All those small and large tweaks have a significant effect on the overall experience playing Odyssey. Levelling up feels exciting in a way it rarely did in Origins, particularly in the early stages of the game. I’m regularly unlocking new abilities, almost every ability is distinct and clear-cut, and the majority open up new gameplay options that are immediately apparent while I’m playing. The different flow of upgrades—along with more obvious changes like branching RPG-style dialogue and in-world naval battles—are a big part of why Odyssey feels so different compared with Origins, despite their surface-level aesthetic similarities.
“If you’ve watched 30 minutes of this game,” I wrote in my largely positive review of Origins last year, “you probably have a pretty good sense of what the next 30 hours will look like.” One of the main reasons for that was how little the protagonist Bayek’s abilities actually changed from the beginning of the game to the end. I wouldn’t say the same thing of Odyssey. That’s still the case in a big-picture sense, as Odyssey mostly revolves around the same handful of core activities. But when I was 30 hours in, I had access to all kinds of abilities and gameplay options I didn’t have in my opening hours. I’m currently closer to the 50 hour mark, and at level 36 I still have new abilities and ability combinations that I’m looking forward to trying out. I can also cheaply reset my skills for a little bit of in-game gold, meaning I can change up my character build anytime I please.

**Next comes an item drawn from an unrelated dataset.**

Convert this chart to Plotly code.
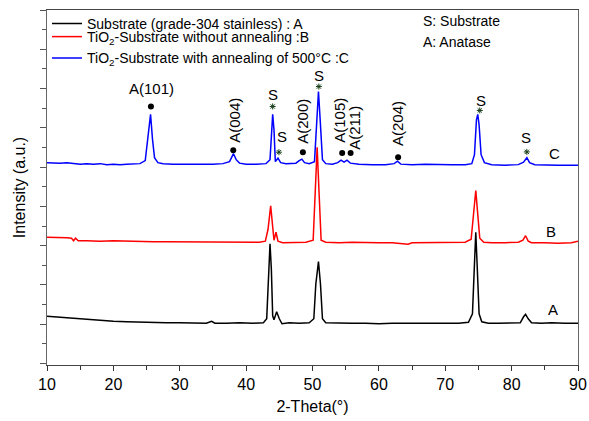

Ubisoft has been making open-world games for more than a decade. For all the similarities between each new Ubi megagame, each one also introduces its share of refinements and fresh ideas. For years, it seemed as though that meant each game would be bigger and more elaborate, with more regions, bigger maps, more types of gear, more kinds of gameplay, and more abilities to unlock. Like with Far Cry 5, however, Odyssey’s ability tree has been cleverly pruned and re-worked to favour meaningful upgrades and specialised character builds. It’s a big improvement.